Может быть, не просто потому, что это был единственный мужчина в семье, отец, огромный и красивый. А просто он был такой доброты человек, что все ему поклонялись, действительно, как Богу. Потому что он отдавал столько, что нам это было трудно принять. Я играла всегда тихонько в уголке, и когда он выходил с листочками стихов, всегда выходил в клубах дыма, потому что он очень много курил, он говорил всегда одно и то же: «Девоньки, пойдёмте я вам почитаю».

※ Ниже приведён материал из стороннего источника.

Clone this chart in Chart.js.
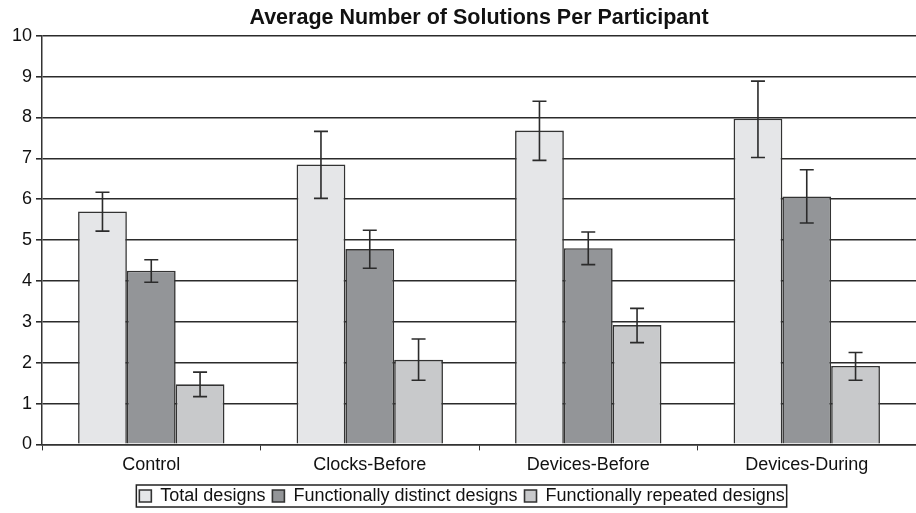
<!DOCTYPE html>
<html>
<head>
<meta charset="utf-8">
<script src="https://cdn.jsdelivr.net/npm/chart.js@4"></script>
<style>
  html, body { margin: 0; padding: 0; background: #fff; }
  #wrap { width: 916px; height: 513px; }
</style>
</head>
<body>
<div id="wrap"><canvas id="solutionsChart" width="916" height="513"></canvas></div>
<script>
var categories = ['Control', 'Clocks-Before', 'Devices-Before', 'Devices-During'];
var seriesNames = ['Total designs', 'Functionally distinct designs', 'Functionally repeated designs'];

var totalDesigns    = [5.70, 6.85, 7.68, 7.97];
var distinctDesigns = [4.25, 4.78, 4.80, 6.07];
var repeatedDesigns = [1.47, 2.07, 2.92, 1.92];

// error bar ends (upper, lower)
var totalHigh    = [6.17, 7.66, 8.40, 8.89];
var totalLow     = [5.22, 6.02, 6.95, 7.02];
var distinctHigh = [4.52, 5.24, 5.20, 6.72];
var distinctLow  = [3.97, 4.31, 4.40, 5.42];
var repeatedHigh = [1.77, 2.58, 3.33, 2.25];
var repeatedLow  = [1.17, 1.57, 2.49, 1.57];

var yTicks = [0, 1, 2, 3, 4, 5, 6, 7, 8, 9, 10];

var fontFamily = '"Liberation Sans", Arial, sans-serif';

// draws the whiskers from the high/low arrays on each bar
var errorBars = {
    id: 'errorBars',
    afterDatasetsDraw: function (chart) {
        var ctx = chart.ctx;
        var y = chart.scales.y;
        ctx.save();
        ctx.strokeStyle = '#2b2b2b';
        ctx.lineWidth = 1.6;
        chart.data.datasets.forEach(function (ds, i) {
            var meta = chart.getDatasetMeta(i);
            meta.data.forEach(function (bar, j) {
                var x = bar.x;
                var top = y.getPixelForValue(ds.errHigh[j]);
                var bot = y.getPixelForValue(ds.errLow[j]);
                var cap = 7;
                ctx.beginPath();
                ctx.moveTo(x, top); ctx.lineTo(x, bot);
                ctx.moveTo(x - cap, top); ctx.lineTo(x + cap, top);
                ctx.moveTo(x - cap, bot); ctx.lineTo(x + cap, bot);
                ctx.stroke();
            });
        });
        ctx.restore();
    }
};

// thin frame around the legend, like the original
var legendFrame = {
    id: 'legendFrame',
    afterDraw: function (chart) {
        var lg = chart.legend;
        if (!lg || !lg.legendHitBoxes.length) return;
        var boxes = lg.legendHitBoxes;
        var left = boxes[0].left - 3;
        var last = boxes[boxes.length - 1];
        var right = last.left + last.width + 2;
        var top = boxes[0].top - 2;
        var bottom = boxes[0].top + boxes[0].height + 2;
        var ctx = chart.ctx;
        ctx.save();
        ctx.strokeStyle = '#222';
        ctx.lineWidth = 1.5;
        ctx.strokeRect(left, top, right - left, bottom - top);
        ctx.restore();
    }
};

var ctx = document.getElementById('solutionsChart').getContext('2d');
var chart = new Chart(ctx, {
    type: 'bar',
    data: {
        labels: categories,
        datasets: [{
            label: seriesNames[0],
            data: totalDesigns,
            errHigh: totalHigh,
            errLow: totalLow,
            backgroundColor: '#e5e6e8',
            borderColor: '#333',
            borderWidth: 1.6
        }, {
            label: seriesNames[1],
            data: distinctDesigns,
            errHigh: distinctHigh,
            errLow: distinctLow,
            backgroundColor: '#939598',
            borderColor: '#333',
            borderWidth: 1.6
        }, {
            label: seriesNames[2],
            data: repeatedDesigns,
            errHigh: repeatedHigh,
            errLow: repeatedLow,
            backgroundColor: '#c8c9cb',
            borderColor: '#333',
            borderWidth: 1.6
        }]
    },
    options: {
        responsive: false,
        animation: false,
        layout: { padding: { left: 8, right: 0, top: 0, bottom: -2 } },
        datasets: {
            bar: { categoryPercentage: 0.67, barPercentage: 1.0 }
        },
        scales: {
            x: {
                grid: { drawOnChartArea: false, drawTicks: true, tickLength: 6, color: '#333', offset: true },
                border: { color: '#333', width: 1.5 },
                ticks: { color: '#111', font: { family: fontFamily, size: 18 }, padding: 4 }
            },
            y: {
                min: 0,
                max: 10,
                afterBuildTicks: function (axis) {
                    axis.ticks = yTicks.map(function (v) { return { value: v }; });
                },
                grid: { color: '#2b2b2b', lineWidth: 1.6, tickLength: 6 },
                border: { color: '#333', width: 1.5 },
                ticks: { color: '#111', font: { family: fontFamily, size: 18 }, padding: 4 }
            }
        },
        plugins: {
            title: {
                display: true,
                fullSize: false,
                text: 'Average Number of Solutions Per Participant',
                color: '#111',
                font: { family: fontFamily, size: 21.5, weight: 'bold' },
                padding: { top: 5, bottom: 5 }
            },
            legend: {
                position: 'bottom',
                labels: {
                    color: '#111',
                    boxWidth: 12,
                    boxHeight: 12,
                    padding: 7,
                    font: { family: fontFamily, size: 18 }
                }
            },
            tooltip: { enabled: false }
        }
    },
    plugins: [errorBars, legendFrame]
});
</script>
</body>
</html>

И все девоньки – мама, я, бабушка, прабабушка – собирались, и он читал стихи.
Иногда я делала замечания, и надо сказать, что отец большей частью шёл у меня на поводу и изменял то, что я просила.
Вам же объективно сложно, наверное, оценить, насколько хороши стихи по сравнению с другими. Особенно из той плеяды, которую обычно перечисляют в любой статье: Рождественский, Евтушенко, Вознесенский.
Екатерина Рождественская:
Они все разные. Это только сейчас такое впечатление, что они все ходили за ручку по Переделкино и писали стихи. Они не так часто виделись, они соперничали, особенно отец с Евтушенко.
С Вознесенским они, вообще, очень редко виделись, хотя жили на одной улице. И у всех стихи очень разные!
Такой удивительный факт. Ваш отец серьёзно заболел. Вы дошли прямо до Горбачёва, чтобы найти возможность получить его же, собственно, средства, чтобы сделать операцию за границей. И это продлило ему более чем на пять лет жизнь. После этого, Вы сами говорите, он написал свои лучшие стихи. Но Вы же сами говорите, что Вы эти стихи не читаете и даже эту книжку, последние стихи Рождественского, ни разу не открывали.
Екатерина Рождественская:
Я их не могу читать. Хотя я помню, он читал их нам. Мы жили в Переделкино, наверху у него был кабинет, и он спускался, читал: «Послушайте, что я вам читаю». И читал.
Он в каждом стихотворении с нами прощался. Я его спрашивала: «Папа, зачем ты это читаешь? Я не могу это слушать».
Он говорит: «Вы же понимаете, что я ухожу. И я должен вас подготовить. Меня не будет скоро, но останутся эти стихи, и это нормально, это естественно». Он так объяснял, что мне, в конце концов, тоже казалось, что это нормально – вот так вот готовить людей. И я, может быть, тоже по-другому восприняла его уход. Хотя, всё-таки, у меня осталось ощущение какого-то предательства. Мне казалось, что, всё-таки, бросил.
Какая самая любимая песня на его стихи для вас? Все помнят «17 мгновений весны», но это для меня очень трогательная вещь.
Екатерина Рождественская:
«Спрячь за высоким забором девчонку – выкраду вместе с забором».
Екатерина Робертовна, спасибо большое за то, что выкроили время на эту встречу. Спасибо за Ваш визит в Минск. Очень рекомендую всем прочитать Вашу книжку и сам это обязательно сделаю. Потому что только благодаря нашей встрече, я смогу её заполучить.